Sono passate dodici ore, l’Italia è alle nostre spalle. Il pullman è pieno dei nostri odori. Sì, la puzza è davvero portatrice di democrazia. Non distingue: rumeni, italiani, zingari, puzziamo tutti allo stesso modo. Siamo in Ungheria, al primo autogrill. C’è tutto. Finanche un «casino» (senza accento e non si gioca a poker). Le foto delle girls esposte sono una tentazione troppo costosa anche per i viaggiatori più giovani. Due ragazze bionde di Brasov vengono dalla Basilicata. «Siamo badanti. Le famiglie che ci ospitano sono brave, ma quando hanno letto del massacro della povera signora italiana hanno cominciato a guardarci con occhi diversi». Alina, una delle due, torna a casa perché si sposa il fratello. «Mangeremo e faremo il ballo del bacio. Una danza antica, la donna si inginocchia e cinge l’uomo con un fazzoletto di seta». È notte fonda, fa freddo e la sua amica si lascia tentare da due figuri che fanno il gioco del bianco e nero, una sorta di gioco delle tre carte. Le rubano cento euro. Sul pullman gli autisti si danno il cambio alla guida. E all’uso del lettore di cd. Al primo piacciono orrendi rap made in Usa, l’altro, invece, adora le musiche balcaniche. Tutti e due ce le propinano a palla per l’intero viaggio. Liviu è giovane e gli piace scherzare con una bella ragazza mora. «Tu la faccia di uno che lavora non ce l’hai proprio», gli faccio. Lui non si offende.

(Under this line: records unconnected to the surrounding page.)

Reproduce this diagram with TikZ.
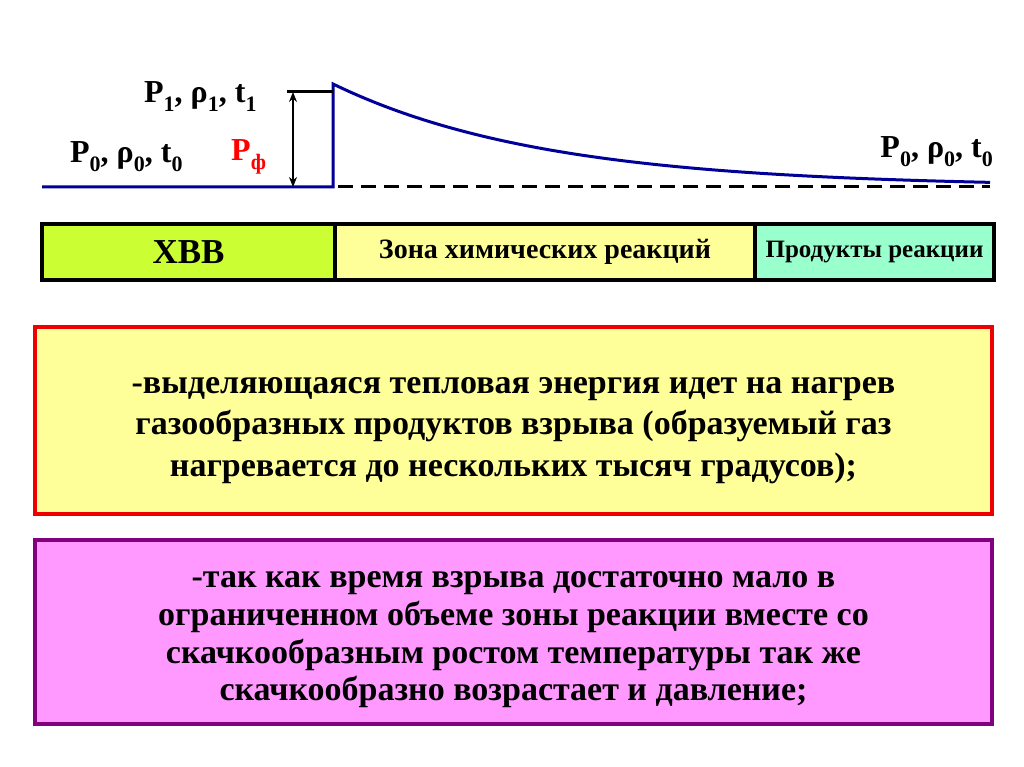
\documentclass[tikz,border=0pt]{standalone}
\usepackage{fontspec}
\setmainfont{Liberation Serif}
\usepackage{xcolor}
\usetikzlibrary{positioning,arrows.meta}
\definecolor{waveblue}{HTML}{000099}
\definecolor{hvvgreen}{HTML}{CCFF33}
\definecolor{paleyellow}{HTML}{FFFF99}
\definecolor{mint}{HTML}{99FFCC}
\definecolor{pinkfill}{HTML}{FF99FF}
\definecolor{plum}{HTML}{800080}
\definecolor{boxred}{HTML}{EE0000}
\newcommand{\idx}[1]{\raisebox{-0.28em}{\fontsize{22}{22}\selectfont #1}}

\begin{document}
\begin{tikzpicture}[x=1pt, y=-1pt,
  lbl/.style={font=\bfseries\fontsize{32}{34}\selectfont, inner sep=0pt, anchor=base west},
  prof/.style={line width=3pt, waveblue},
  cell/.style={draw, line width=4pt, minimum height=56pt, inner sep=0pt, anchor=north west},
  note/.style={draw, line width=4pt, minimum width=957pt, inner sep=0pt, anchor=north west},
  notetext/.style={align=center, inner sep=0pt}]
\useasboundingbox (0,0) rectangle (1024,767);
% pressure profile
\coordinate (start) at (42,187);
\coordinate (front) at (333,187);
\coordinate (peak) at (333,84);
\draw[prof, line join=miter] (start) -- (front) -- (peak)
  -- plot[domain=333:990, samples=80] (\x, {187-103*exp(-(\x-333)/212)});
\draw[line width=3pt, dash pattern=on 15pt off 8pt] (338,187) -- (990,187);
\coordinate (ptop) at (287,92);
\coordinate (atop) at (293,92);
\coordinate (abot) at (293,187);
\draw[line width=3pt] (ptop) -- (peak |- ptop);
\draw[line width=1.5pt, {Stealth[length=10pt,width=8pt]}-{Stealth[length=10pt,width=8pt]}] (atop) -- (abot);
\node[lbl] (p1) at (144,103) {P\idx{1}, ρ\idx{1}, t\idx{1}};
\node[lbl] (p0l) at (70,163) {P\idx{0}, ρ\idx{0}, t\idx{0}};
\node[lbl, red] (pf) at (231,161) {P\idx{ф}};
\node[lbl, anchor=base east] (p0r) at (993,158) {P\idx{0}, ρ\idx{0}, t\idx{0}};
% zones
\node[cell, fill=hvvgreen, minimum width=293pt, font=\bfseries\fontsize{35}{36}\selectfont] (hvv) at (40,222) {ХВВ};
\node[cell, fill=paleyellow, minimum width=420pt, font=\bfseries\fontsize{28}{30}\selectfont] (zone) at (333,222) {Зона химических реакций};
\node[cell, fill=mint, minimum width=239pt, font=\bfseries\fontsize{25}{26}\selectfont] (prod) at (753,222) {Продукты реакции};
% notes
\node[note, draw=boxred, fill=paleyellow, minimum height=187pt] (heat) at (33,325) {};
\node[notetext, font=\bfseries\fontsize{34}{41.5}\selectfont] (heattext) at ([yshift=-10pt]heat.center)
  {-выделяющаяся тепловая энергия идет на нагрев\\
   газообразных продуктов взрыва (образуемый газ\\
   нагревается до нескольких тысяч градусов);};
\node[note, draw=plum, fill=pinkfill, minimum height=184pt] (press) at (33,538) {};
\node[notetext, font=\bfseries\fontsize{34}{37.7}\selectfont] (presstext) at ([yshift=-8pt]press.center)
  {-так как время взрыва достаточно мало в\\
   ограниченном объеме зоны реакции вместе со\\
   скачкообразным ростом температуры так же\\
   скачкообразно возрастает и давление;};
\end{tikzpicture}
\end{document}
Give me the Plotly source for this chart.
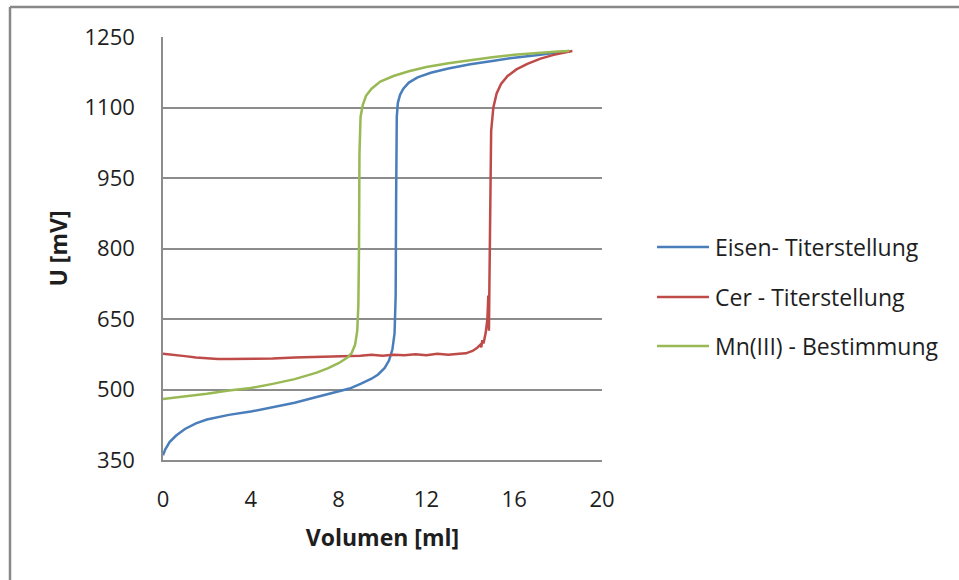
import plotly.graph_objects as go

# Eisen- Titerstellung
eisen_x = [0, 0.1, 0.3, 0.6, 1.0, 1.5, 2.0, 3.0, 4.0, 5.0, 6.0, 7.0, 8.0, 8.5, 9.0, 9.5, 9.8, 10.1, 10.3,
           10.45, 10.55, 10.6, 10.62, 10.65, 10.7, 10.8, 10.95, 11.2, 11.6, 12.2, 13.0, 14.0, 15.0, 16.0,
           17.0, 18.0, 18.5]
eisen_y = [360, 372, 388, 402, 416, 428, 436, 446, 453, 462, 472, 484, 495, 502, 512, 523, 532, 546, 562,
           585, 620, 700, 900, 1080, 1110, 1127, 1140, 1153, 1164, 1174, 1183, 1192, 1199, 1206,
           1211, 1217, 1220]

# Cer - Titerstellung
cer_x = [0, 0.5, 1, 1.5, 2, 2.5, 3, 4, 5, 6, 7, 8, 9, 9.5, 10, 10.5, 11, 11.5, 12, 12.5, 13, 13.5, 13.8,
         14.1, 14.3, 14.45, 14.5, 14.55, 14.6, 14.7, 14.78, 14.82, 14.85, 14.87, 14.9, 14.95, 15.05,
         15.2, 15.4, 15.7, 16.1, 16.6, 17.2, 17.8, 18.3, 18.65]
cer_y = [576, 574, 571, 568, 566, 565, 565, 565, 566, 568, 569, 571, 572, 574, 572, 574, 573, 575, 573,
         576, 574, 576, 577, 582, 588, 595, 590, 605, 598, 620, 650, 700, 625, 720, 900, 1050, 1100,
         1130, 1150, 1167, 1181, 1193, 1204, 1212, 1217, 1220]

# Mn(III) - Bestimmung
mn_x = [0, 1, 2, 3, 4, 5, 6, 7, 7.5, 8.0, 8.4, 8.6, 8.75, 8.85, 8.9, 8.93, 8.95, 9.0, 9.1, 9.25, 9.5,
        9.9, 10.5, 11.2, 12, 13, 14, 15, 16, 17, 18, 18.5]
mn_y = [480, 485, 491, 498, 503, 512, 522, 536, 545, 556, 568, 578, 595, 625, 680, 800, 1000, 1080,
        1105, 1125, 1140, 1155, 1167, 1177, 1186, 1194, 1201, 1207, 1212, 1216, 1219, 1220]

series_names = ["Eisen- Titerstellung", "Cer - Titerstellung", "Mn(III) - Bestimmung"]
series_colors = ["#4A7EBB", "#BE4B48", "#98B954"]

x_ticks = [0, 4, 8, 12, 16, 20]
y_ticks = [350, 500, 650, 800, 950, 1100, 1250]

FONT = "'Open Sans', sans-serif"
TXT = "#1e1e1e"
GRID = "#8c8c8c"

fig = go.Figure()
for xs, ys, nm, col in zip([eisen_x, cer_x, mn_x], [eisen_y, cer_y, mn_y], series_names, series_colors):
    fig.add_trace(go.Scatter(x=xs, y=ys, mode="lines", name=nm, showlegend=False,
                             line=dict(color=col, width=2.5)))

L, R, T, B = 163, 357, 37, 120
W, H = 959, 580
pw = W - L - R
ph = H - T - B

def px(x):
    return (x - L) / pw

def py(y):
    return (H - B - y) / ph

shapes = [
    dict(type="line", xref="paper", yref="paper", x0=px(10), x1=px(1100), y0=py(7), y1=py(7),
         line=dict(color="#888888", width=2.5)),
    dict(type="line", xref="paper", yref="paper", x0=px(10), x1=px(10), y0=py(7), y1=py(700),
         line=dict(color="#888888", width=2.5)),
]
annotations = []
leg_y = [247, 297, 346]
for nm, col, yy in zip(series_names, series_colors, leg_y):
    shapes.append(dict(type="line", xref="paper", yref="paper", x0=px(657), x1=px(709),
                       y0=py(yy), y1=py(yy), line=dict(color=col, width=2.5)))
    annotations.append(dict(xref="paper", yref="paper", x=px(713), y=py(yy), xanchor="left",
                            yanchor="middle", text=nm, showarrow=False,
                            font=dict(family=FONT, size=23, color=TXT)))

fig.update_layout(
    width=W, height=H,
    margin=dict(l=L, r=R, t=T, b=B),
    paper_bgcolor="white", plot_bgcolor="white",
    font=dict(family=FONT, size=20, color=TXT),
    xaxis=dict(range=[0, 20], tickvals=x_ticks, showgrid=False, zeroline=False,
               showline=True, linecolor=GRID, linewidth=1.5, ticks="",
               ticklabelstandoff=19,
               tickfont=dict(size=22, color=TXT),
               title=dict(text="<b>Volumen [ml]</b>", font=dict(size=23, color=TXT), standoff=18)),
    yaxis=dict(range=[350, 1250], tickvals=y_ticks, showgrid=True, gridcolor=GRID, gridwidth=1.5,
               zeroline=False, showline=True, linecolor=GRID, linewidth=1.5, ticks="",
               ticklabelstandoff=22,
               tickfont=dict(size=22, color=TXT),
               title=dict(text="<b>U [mV]</b>", font=dict(size=23, color=TXT), standoff=10)),
    shapes=shapes,
    annotations=annotations,
    showlegend=False,
)

fig.write_html("out.html", config={"displayModeBar": False},
               post_script="document.body.style.margin='0';")
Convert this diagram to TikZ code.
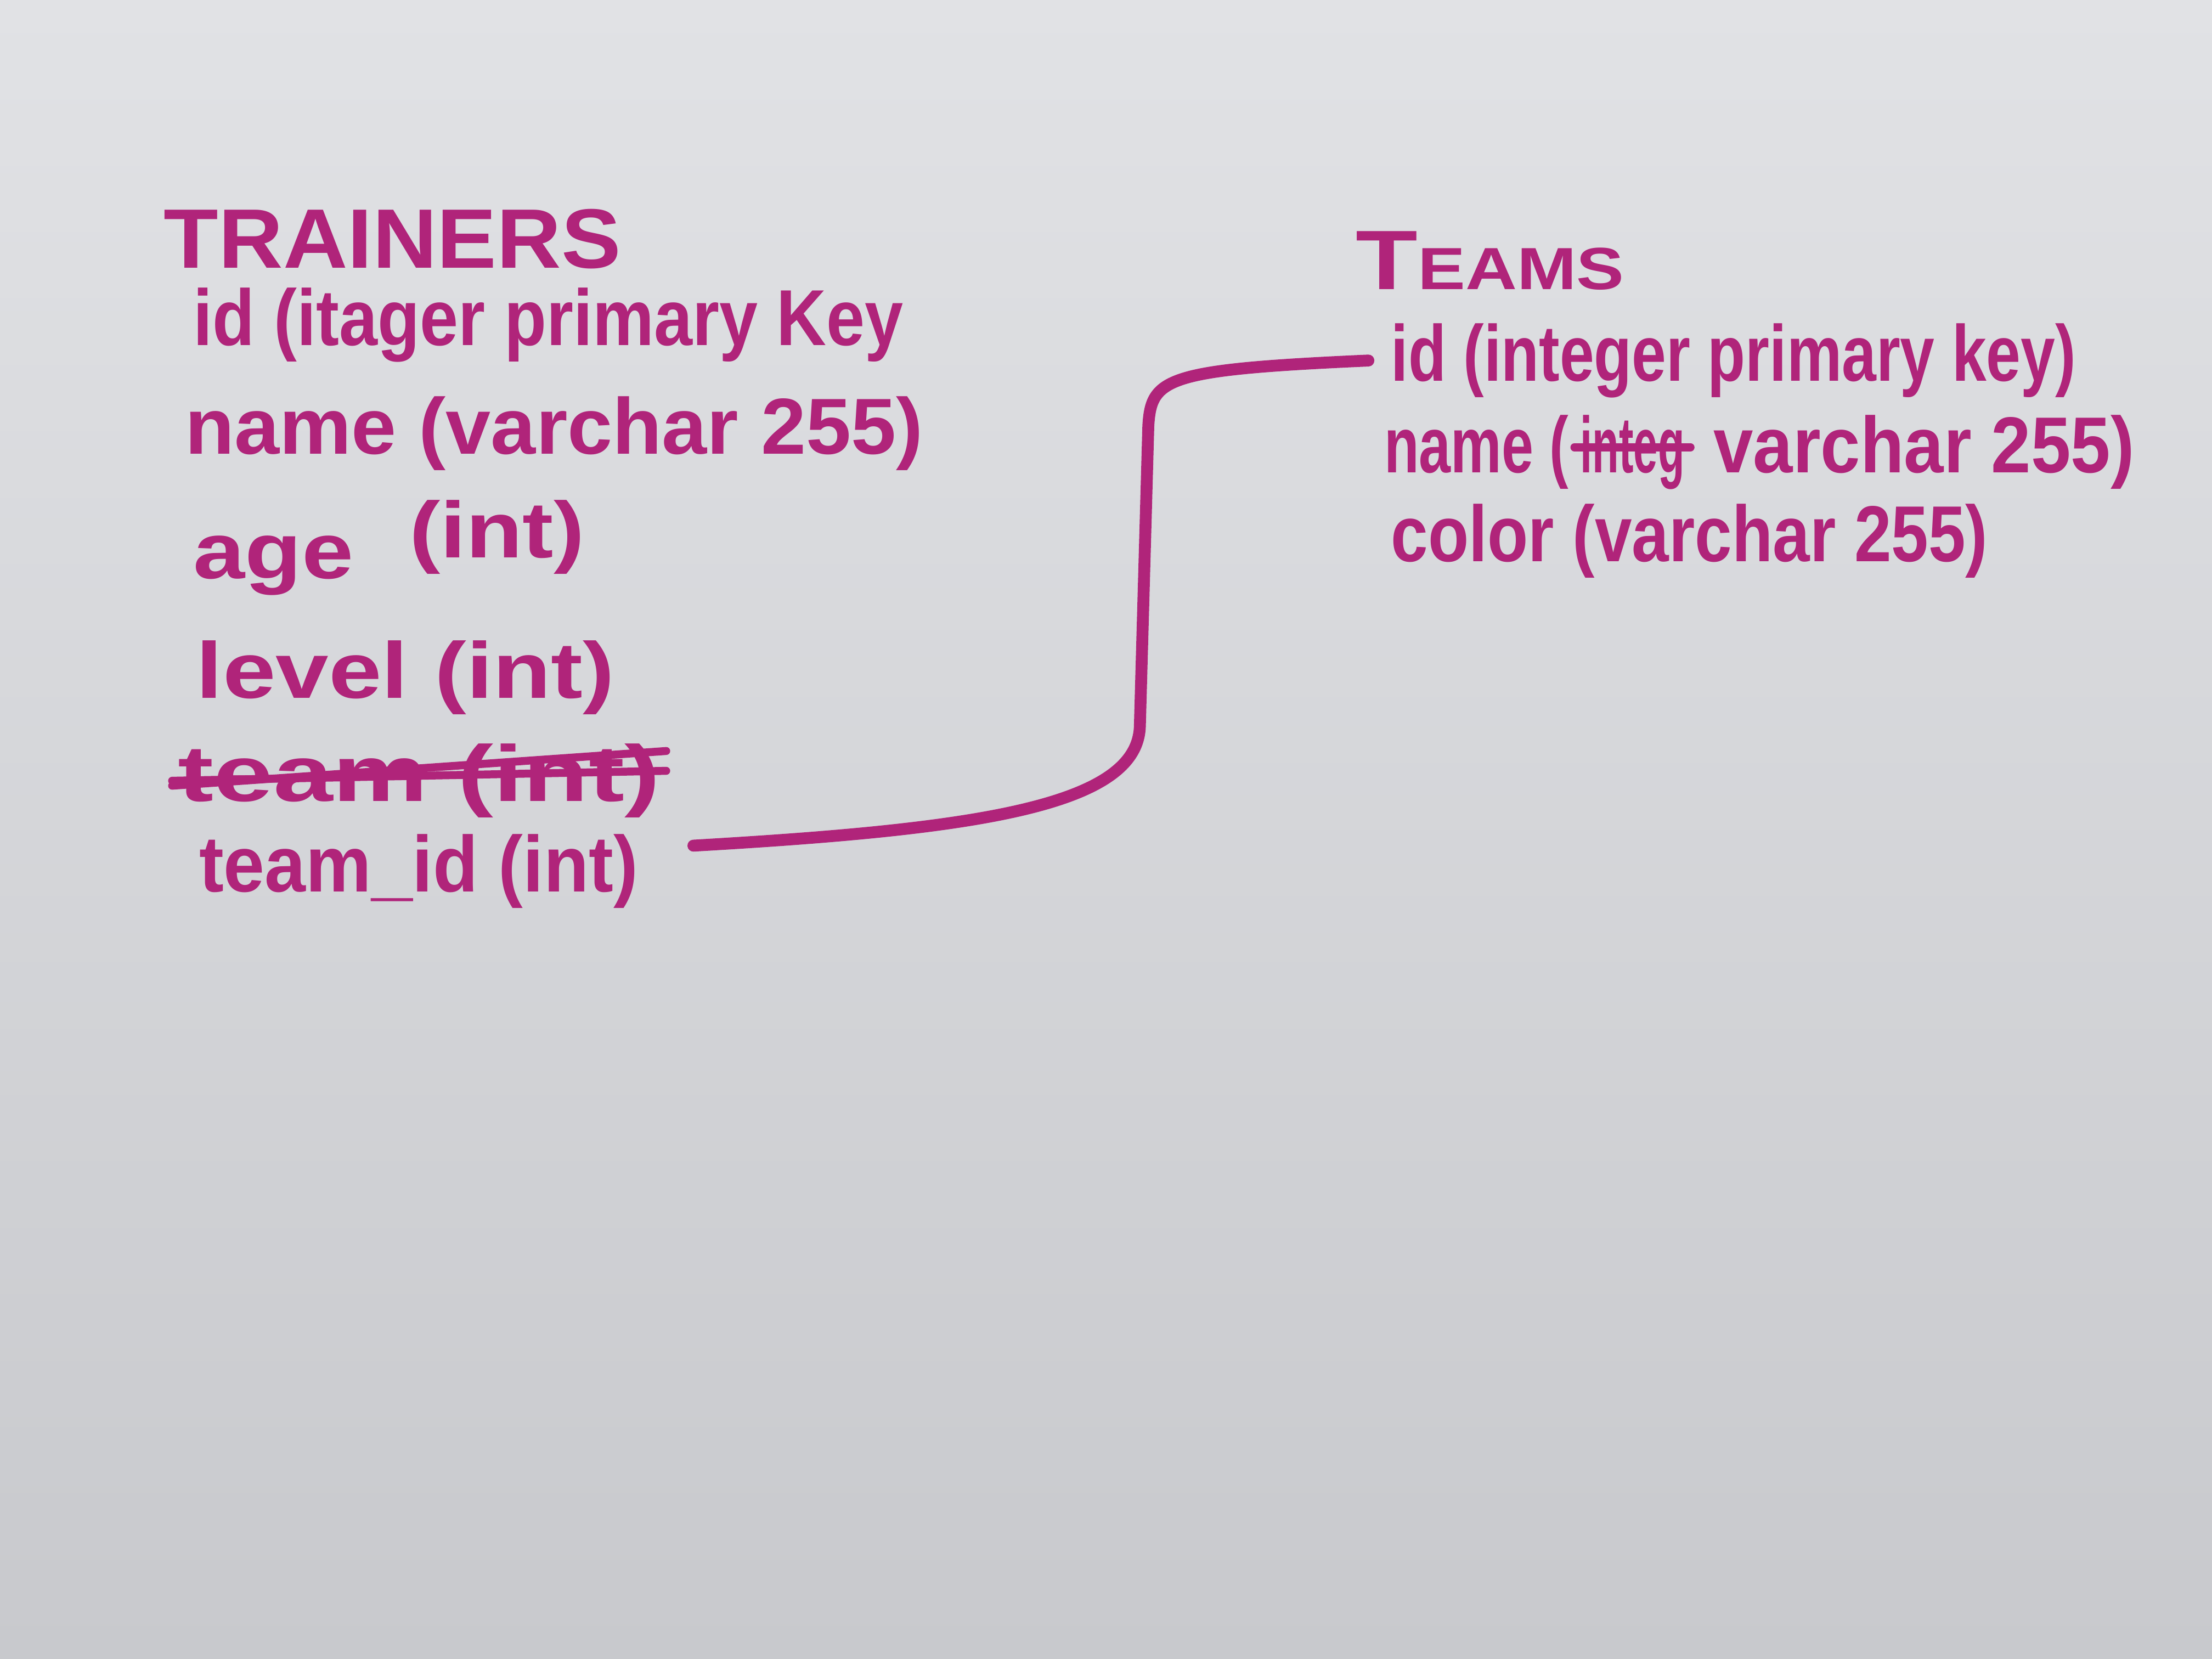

«In Italia non ci torno più, troppo male. Sono un muratore, ma anche pittore, come dite voi. Il lavoro è tanto, ma sempre in nero. La mattina andavo sulla Palmiro Tiogliatti, a Roma, alle cinque. Lì passano i caporali con i furgoni e ci prendono. Ci portano nei cantieri, lontano, non sappiamo neppure il nome del padrone. Dopo dieci ore di lavoro ci mettono in mano 40 euro ed è finita». E se ti fai male? «Beh, sono cazzi tuoi».

Ore 9,30 del mattino, frontiera di Arad. Prima di arrivarci gli autisti si fanno consegnare 20 euro a passeggero. «Dieci per la polizia ungherese e dieci per i rumeni, così non controllano i bagagli». Paghiamo. Pochi minuti dopo arriva la commissaria. «Non tornate in Italia. Per i rumeni è un paese a rischio». In fondo al pullman, la famiglia di zingari non dice una parola. L’Europa è lontana.